# [Given data]
++++++

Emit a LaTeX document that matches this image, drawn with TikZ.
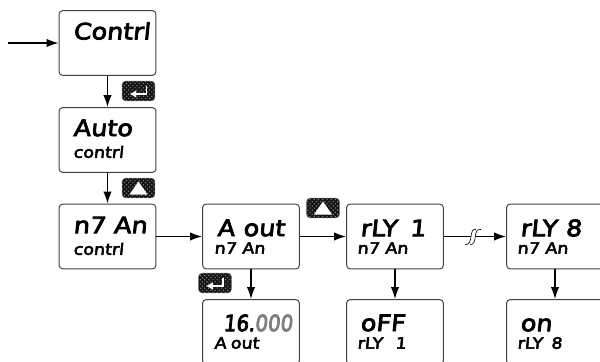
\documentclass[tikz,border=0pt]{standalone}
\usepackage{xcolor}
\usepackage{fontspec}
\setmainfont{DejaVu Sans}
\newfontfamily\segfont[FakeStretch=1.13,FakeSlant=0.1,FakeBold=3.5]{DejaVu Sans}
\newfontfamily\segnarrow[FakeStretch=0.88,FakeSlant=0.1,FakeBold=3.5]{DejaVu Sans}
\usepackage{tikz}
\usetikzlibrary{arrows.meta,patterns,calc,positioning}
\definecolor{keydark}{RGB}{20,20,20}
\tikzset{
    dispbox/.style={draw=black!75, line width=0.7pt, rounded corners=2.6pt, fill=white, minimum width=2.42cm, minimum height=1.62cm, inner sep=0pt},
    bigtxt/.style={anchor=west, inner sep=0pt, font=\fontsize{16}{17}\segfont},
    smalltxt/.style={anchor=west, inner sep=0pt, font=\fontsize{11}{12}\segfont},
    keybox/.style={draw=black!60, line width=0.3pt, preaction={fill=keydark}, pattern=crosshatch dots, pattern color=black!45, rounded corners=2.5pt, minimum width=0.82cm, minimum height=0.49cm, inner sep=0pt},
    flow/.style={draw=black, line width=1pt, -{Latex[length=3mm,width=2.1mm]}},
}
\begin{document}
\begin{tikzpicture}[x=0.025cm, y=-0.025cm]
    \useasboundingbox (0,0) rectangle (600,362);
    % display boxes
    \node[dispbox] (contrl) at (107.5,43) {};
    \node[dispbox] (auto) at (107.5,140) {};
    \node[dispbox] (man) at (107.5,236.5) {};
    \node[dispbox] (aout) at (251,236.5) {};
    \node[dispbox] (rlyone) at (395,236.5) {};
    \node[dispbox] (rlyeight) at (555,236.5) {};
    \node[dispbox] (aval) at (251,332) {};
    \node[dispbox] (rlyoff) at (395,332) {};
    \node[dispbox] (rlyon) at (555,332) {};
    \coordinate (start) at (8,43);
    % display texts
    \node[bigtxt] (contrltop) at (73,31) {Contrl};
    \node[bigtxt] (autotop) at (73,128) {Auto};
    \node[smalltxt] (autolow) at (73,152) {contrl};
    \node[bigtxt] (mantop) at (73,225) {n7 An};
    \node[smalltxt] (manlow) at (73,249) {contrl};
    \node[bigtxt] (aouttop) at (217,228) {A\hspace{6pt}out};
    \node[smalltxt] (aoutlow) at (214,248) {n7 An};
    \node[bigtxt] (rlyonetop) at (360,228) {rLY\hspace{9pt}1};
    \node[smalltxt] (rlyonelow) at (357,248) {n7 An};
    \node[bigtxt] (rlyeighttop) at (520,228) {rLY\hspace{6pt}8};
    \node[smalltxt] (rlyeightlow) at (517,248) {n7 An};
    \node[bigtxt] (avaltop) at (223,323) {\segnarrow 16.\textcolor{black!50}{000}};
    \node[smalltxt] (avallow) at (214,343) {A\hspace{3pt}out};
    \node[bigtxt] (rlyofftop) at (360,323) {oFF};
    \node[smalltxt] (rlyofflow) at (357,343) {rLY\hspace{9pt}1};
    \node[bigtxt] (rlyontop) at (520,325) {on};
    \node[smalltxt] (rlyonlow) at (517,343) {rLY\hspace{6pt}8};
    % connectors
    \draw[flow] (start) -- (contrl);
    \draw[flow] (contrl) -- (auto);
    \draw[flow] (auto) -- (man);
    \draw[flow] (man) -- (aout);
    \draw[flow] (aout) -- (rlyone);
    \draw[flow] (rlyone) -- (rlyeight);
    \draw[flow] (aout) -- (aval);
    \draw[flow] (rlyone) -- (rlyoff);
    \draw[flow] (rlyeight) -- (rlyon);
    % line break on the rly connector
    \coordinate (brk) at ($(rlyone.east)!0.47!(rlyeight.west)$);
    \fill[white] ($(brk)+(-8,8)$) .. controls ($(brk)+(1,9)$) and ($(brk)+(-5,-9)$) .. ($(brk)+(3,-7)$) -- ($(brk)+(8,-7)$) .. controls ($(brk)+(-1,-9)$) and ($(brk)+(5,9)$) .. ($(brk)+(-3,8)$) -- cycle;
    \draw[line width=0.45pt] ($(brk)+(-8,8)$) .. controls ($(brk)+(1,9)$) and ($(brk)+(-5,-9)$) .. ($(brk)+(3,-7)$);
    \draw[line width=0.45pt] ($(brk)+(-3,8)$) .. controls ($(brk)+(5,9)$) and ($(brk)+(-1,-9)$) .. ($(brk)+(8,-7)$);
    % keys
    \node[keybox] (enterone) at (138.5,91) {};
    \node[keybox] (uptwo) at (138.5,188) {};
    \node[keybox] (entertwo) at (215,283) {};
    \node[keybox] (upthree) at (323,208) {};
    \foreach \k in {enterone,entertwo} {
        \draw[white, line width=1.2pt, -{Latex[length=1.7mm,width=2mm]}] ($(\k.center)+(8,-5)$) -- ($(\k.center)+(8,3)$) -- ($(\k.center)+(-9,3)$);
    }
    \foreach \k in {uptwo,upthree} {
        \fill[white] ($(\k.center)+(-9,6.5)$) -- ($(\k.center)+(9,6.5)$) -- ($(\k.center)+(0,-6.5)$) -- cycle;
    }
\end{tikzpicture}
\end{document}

++++++

Leave the images out, please, and restate each line word for word.

# [Exercise output]
Emit a LaTeX document that matches this image, drawn with TikZ.
\documentclass[tikz,border=0pt]{standalone}
\usepackage{xcolor}
\usepackage{fontspec}
\setmainfont{DejaVu Sans}
\newfontfamily\segfont[FakeStretch=1.13,FakeSlant=0.1,FakeBold=3.5]{DejaVu Sans}
\newfontfamily\segnarrow[FakeStretch=0.88,FakeSlant=0.1,FakeBold=3.5]{DejaVu Sans}
\usepackage{tikz}
\usetikzlibrary{arrows.meta,patterns,calc,positioning}
\definecolor{keydark}{RGB}{20,20,20}
\tikzset{
    dispbox/.style={draw=black!75, line width=0.7pt, rounded corners=2.6pt, fill=white, minimum width=2.42cm, minimum height=1.62cm, inner sep=0pt},
    bigtxt/.style={anchor=west, inner sep=0pt, font=\fontsize{16}{17}\segfont},
    smalltxt/.style={anchor=west, inner sep=0pt, font=\fontsize{11}{12}\segfont},
    keybox/.style={draw=black!60, line width=0.3pt, preaction={fill=keydark}, pattern=crosshatch dots, pattern color=black!45, rounded corners=2.5pt, minimum width=0.82cm, minimum height=0.49cm, inner sep=0pt},
    flow/.style={draw=black, line width=1pt, -{Latex[length=3mm,width=2.1mm]}},
}
\begin{document}
\begin{tikzpicture}[x=0.025cm, y=-0.025cm]
    \useasboundingbox (0,0) rectangle (600,362);
    % display boxes
    \node[dispbox] (contrl) at (107.5,43) {};
    \node[dispbox] (auto) at (107.5,140) {};
    \node[dispbox] (man) at (107.5,236.5) {};
    \node[dispbox] (aout) at (251,236.5) {};
    \node[dispbox] (rlyone) at (395,236.5) {};
    \node[dispbox] (rlyeight) at (555,236.5) {};
    \node[dispbox] (aval) at (251,332) {};
    \node[dispbox] (rlyoff) at (395,332) {};
    \node[dispbox] (rlyon) at (555,332) {};
    \coordinate (start) at (8,43);
    % display texts
    \node[bigtxt] (contrltop) at (73,31) {Contrl};
    \node[bigtxt] (autotop) at (73,128) {Auto};
    \node[smalltxt] (autolow) at (73,152) {contrl};
    \node[bigtxt] (mantop) at (73,225) {n7 An};
    \node[smalltxt] (manlow) at (73,249) {contrl};
    \node[bigtxt] (aouttop) at (217,228) {A\hspace{6pt}out};
    \node[smalltxt] (aoutlow) at (214,248) {n7 An};
    \node[bigtxt] (rlyonetop) at (360,228) {rLY\hspace{9pt}1};
    \node[smalltxt] (rlyonelow) at (357,248) {n7 An};
    \node[bigtxt] (rlyeighttop) at (520,228) {rLY\hspace{6pt}8};
    \node[smalltxt] (rlyeightlow) at (517,248) {n7 An};
    \node[bigtxt] (avaltop) at (223,323) {\segnarrow 16.\textcolor{black!50}{000}};
    \node[smalltxt] (avallow) at (214,343) {A\hspace{3pt}out};
    \node[bigtxt] (rlyofftop) at (360,323) {oFF};
    \node[smalltxt] (rlyofflow) at (357,343) {rLY\hspace{9pt}1};
    \node[bigtxt] (rlyontop) at (520,325) {on};
    \node[smalltxt] (rlyonlow) at (517,343) {rLY\hspace{6pt}8};
    % connectors
    \draw[flow] (start) -- (contrl);
    \draw[flow] (contrl) -- (auto);
    \draw[flow] (auto) -- (man);
    \draw[flow] (man) -- (aout);
    \draw[flow] (aout) -- (rlyone);
    \draw[flow] (rlyone) -- (rlyeight);
    \draw[flow] (aout) -- (aval);
    \draw[flow] (rlyone) -- (rlyoff);
    \draw[flow] (rlyeight) -- (rlyon);
    % line break on the rly connector
    \coordinate (brk) at ($(rlyone.east)!0.47!(rlyeight.west)$);
    \fill[white] ($(brk)+(-8,8)$) .. controls ($(brk)+(1,9)$) and ($(brk)+(-5,-9)$) .. ($(brk)+(3,-7)$) -- ($(brk)+(8,-7)$) .. controls ($(brk)+(-1,-9)$) and ($(brk)+(5,9)$) .. ($(brk)+(-3,8)$) -- cycle;
    \draw[line width=0.45pt] ($(brk)+(-8,8)$) .. controls ($(brk)+(1,9)$) and ($(brk)+(-5,-9)$) .. ($(brk)+(3,-7)$);
    \draw[line width=0.45pt] ($(brk)+(-3,8)$) .. controls ($(brk)+(5,9)$) and ($(brk)+(-1,-9)$) .. ($(brk)+(8,-7)$);
    % keys
    \node[keybox] (enterone) at (138.5,91) {};
    \node[keybox] (uptwo) at (138.5,188) {};
    \node[keybox] (entertwo) at (215,283) {};
    \node[keybox] (upthree) at (323,208) {};
    \foreach \k in {enterone,entertwo} {
        \draw[white, line width=1.2pt, -{Latex[length=1.7mm,width=2mm]}] ($(\k.center)+(8,-5)$) -- ($(\k.center)+(8,3)$) -- ($(\k.center)+(-9,3)$);
    }
    \foreach \k in {uptwo,upthree} {
        \fill[white] ($(\k.center)+(-9,6.5)$) -- ($(\k.center)+(9,6.5)$) -- ($(\k.center)+(0,-6.5)$) -- cycle;
    }
\end{tikzpicture}
\end{document}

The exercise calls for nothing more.